Chair of ANC’s foreign policy committee says US and European actions “polarise and divide”
Action taken by the United States and Europe over the war between Russia and Ukraine has only served to “harden positions” and fails to promote dialogue, South Africa’s minister of social development has said.
Lindiwe Zulu (pictured) made the comments during an 11 April webinar with academics to discuss South Africa’s stance on the conflict. The webinar was arranged by the Human Sciences Research Council in collaboration with the University of Johannesburg’s Centre for Africa-China Studies.
South Africa’s position—to call for dialogue between Russia and Ukraine and to abstain from United Nations resolutions denouncing Russian aggression—has been criticised both within the country and internationally as siding with Vladimir Putin’s autocratic regime.
Dozens of South African scientists have called on the country’s government to denounce Russia’s invasion and to welcome refugee scholars and students fleeing Ukraine.
Debate ‘ignores history’
However, Zulu, who chairs the African National Congress committee on foreign policy, said that much of the current debate around the war “ignores the history that has brought us all into this unnecessary conflict”.
This history, she explained, is characterised by the continued Eastward expansion of the Western military alliance, Nato, after the dismantling of its Eastern Bloc counterpart, the Warsaw Pact, in 1991.
Zulu, who like many anti-Apartheid stalwarts spent time studying in the former Soviet Union, told the webinar that Nato’s “calculated and continuing inching around the borders of the Russian Federation is a cause of concern and insecurity in that region”.

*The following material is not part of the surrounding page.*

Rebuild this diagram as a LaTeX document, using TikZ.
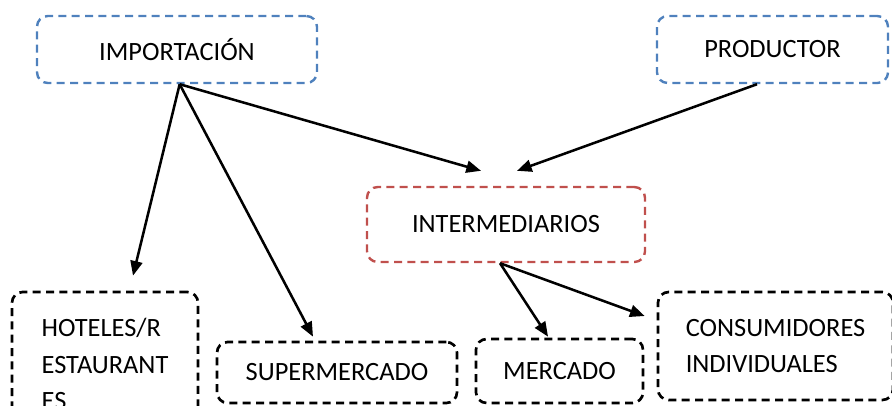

She added: “Instead of dealing with the root causes of the conflict, various [United Nations] resolutions have served the purpose of hardening the respective positions and not promoting dialogue.”
Tough times ahead
Zulu’s comments came after William Gumede, associate professor at the School of Governance of the University of the Witwatersrand, outlined the war’s likely political and economic consequences across Africa.
The quarter of African countries that depend on overseas development aid for a large proportion of their government expenditure could struggle as Western countries focus their aid on Ukraine, Gumede said.
Rising fuel and food costs could destabilise the entire continent, he added, predicting it will stoke violence like political coups and separatist or terrorist attacks.
South Africa could also become politically isolated from key trade partners like Europe as a result of its stance on the conflict, he added. “The next 18 months are not going to be easy,” he said.
Gumede said that investing in renewable energy, agriculture and military hardware exports could position South Africa to better tackle the tough economic times ahead. “It has to be South Africa first,” he said.